Wisconsin — The Wisconsin DB group is probably the strongest that it has been in a long time. They have hired so many great researchers in the last two years. And this was already having two of the best senior DB researchers. First of all, you have Theo Rekatsinas working on applying ML methods for data cleaning, integration, and fusion (see his HoloClean project). AnHai Doan is doing similar work on using ML for entity resolution. Then you have Paris Koutris doing theory work that I appreciate but don't understand. Lastly, Jignesh Patel is still crushing systems research. I always learn so much every time I read one of his papers (e.g., see his VLDB 2017 paper on aggressively using Bloom filters for join reordering without an optimizer). Jignesh's raw DB skills have caused him to never be afraid of anything in his life except for one thing...

Footnotes

CMU has other professors that dabble in databases, like Dave Andersen and Todd Mowry, and Greg Ganger. We also have the beloved Christos Faloutsos but he has been mostly publishing in data mining conferences (WWW, SIGKDD) for the last decade.

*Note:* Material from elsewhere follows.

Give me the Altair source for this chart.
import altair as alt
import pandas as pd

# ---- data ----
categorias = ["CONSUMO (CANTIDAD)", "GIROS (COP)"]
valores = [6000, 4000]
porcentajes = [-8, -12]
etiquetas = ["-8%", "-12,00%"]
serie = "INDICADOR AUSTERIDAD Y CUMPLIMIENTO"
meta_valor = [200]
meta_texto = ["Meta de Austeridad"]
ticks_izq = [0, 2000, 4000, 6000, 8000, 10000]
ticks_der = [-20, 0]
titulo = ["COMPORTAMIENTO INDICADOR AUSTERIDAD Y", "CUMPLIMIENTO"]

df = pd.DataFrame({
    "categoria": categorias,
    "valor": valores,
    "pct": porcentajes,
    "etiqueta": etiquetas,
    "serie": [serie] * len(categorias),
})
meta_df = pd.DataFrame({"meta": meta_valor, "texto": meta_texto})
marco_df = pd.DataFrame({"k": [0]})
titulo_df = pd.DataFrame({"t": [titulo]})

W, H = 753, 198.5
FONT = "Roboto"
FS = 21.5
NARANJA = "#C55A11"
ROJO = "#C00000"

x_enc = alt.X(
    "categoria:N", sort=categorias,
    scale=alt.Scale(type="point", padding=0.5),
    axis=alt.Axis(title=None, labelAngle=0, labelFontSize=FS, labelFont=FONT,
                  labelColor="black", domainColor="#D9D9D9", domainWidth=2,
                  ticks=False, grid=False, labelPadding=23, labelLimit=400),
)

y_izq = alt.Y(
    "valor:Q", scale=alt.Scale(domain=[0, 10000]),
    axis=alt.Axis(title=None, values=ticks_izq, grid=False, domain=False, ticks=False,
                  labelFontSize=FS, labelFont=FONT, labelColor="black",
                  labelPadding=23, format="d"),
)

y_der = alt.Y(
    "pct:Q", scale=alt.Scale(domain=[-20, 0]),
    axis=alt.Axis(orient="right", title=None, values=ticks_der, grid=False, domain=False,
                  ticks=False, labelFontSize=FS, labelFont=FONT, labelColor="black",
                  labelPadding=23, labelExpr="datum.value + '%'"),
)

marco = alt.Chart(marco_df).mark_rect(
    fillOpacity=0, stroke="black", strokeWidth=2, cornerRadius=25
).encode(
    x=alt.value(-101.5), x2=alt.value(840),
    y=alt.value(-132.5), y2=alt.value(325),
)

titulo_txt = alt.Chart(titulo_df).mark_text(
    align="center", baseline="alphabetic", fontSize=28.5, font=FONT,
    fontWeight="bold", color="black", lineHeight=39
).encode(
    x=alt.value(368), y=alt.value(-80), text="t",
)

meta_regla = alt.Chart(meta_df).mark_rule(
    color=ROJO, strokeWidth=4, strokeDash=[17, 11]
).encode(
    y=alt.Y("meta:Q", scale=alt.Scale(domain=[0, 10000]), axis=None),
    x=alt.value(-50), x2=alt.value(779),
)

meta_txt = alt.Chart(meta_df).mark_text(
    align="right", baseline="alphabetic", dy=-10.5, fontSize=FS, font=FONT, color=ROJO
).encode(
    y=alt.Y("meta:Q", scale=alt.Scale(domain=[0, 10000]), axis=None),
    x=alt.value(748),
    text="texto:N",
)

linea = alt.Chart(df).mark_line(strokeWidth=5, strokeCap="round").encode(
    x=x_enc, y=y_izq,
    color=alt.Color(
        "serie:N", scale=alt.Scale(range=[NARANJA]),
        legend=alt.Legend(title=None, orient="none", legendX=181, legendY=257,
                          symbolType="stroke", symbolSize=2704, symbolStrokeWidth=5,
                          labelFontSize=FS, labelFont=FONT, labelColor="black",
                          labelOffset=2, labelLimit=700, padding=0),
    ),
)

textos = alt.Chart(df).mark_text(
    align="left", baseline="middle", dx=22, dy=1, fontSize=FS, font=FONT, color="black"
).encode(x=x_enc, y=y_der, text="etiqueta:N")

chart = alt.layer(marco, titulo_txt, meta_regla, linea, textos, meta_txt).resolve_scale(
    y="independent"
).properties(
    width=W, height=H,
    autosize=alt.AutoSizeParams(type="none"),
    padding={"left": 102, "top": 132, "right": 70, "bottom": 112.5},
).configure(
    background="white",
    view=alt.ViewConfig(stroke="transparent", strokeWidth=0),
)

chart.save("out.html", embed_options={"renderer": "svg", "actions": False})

I have only published in database conferences, I have zero children, and I have been struggling to keep my shirt on around campus due to my ongoing battle with vivacious HPD.
I don't care about security because I like to live dangerously. I don't wear seat belts. I shower without a bath mat. And I use the password 1234 for whenever I can for my online accounts.
I may be grossly misinterpreting Mike's body language when I talk about databases with him. You should really check with him first whether he wants to write DB papers before you join Princeton.
By "core" research, I mean classic problems like consensus protocols, concurrency control, and consistency issues.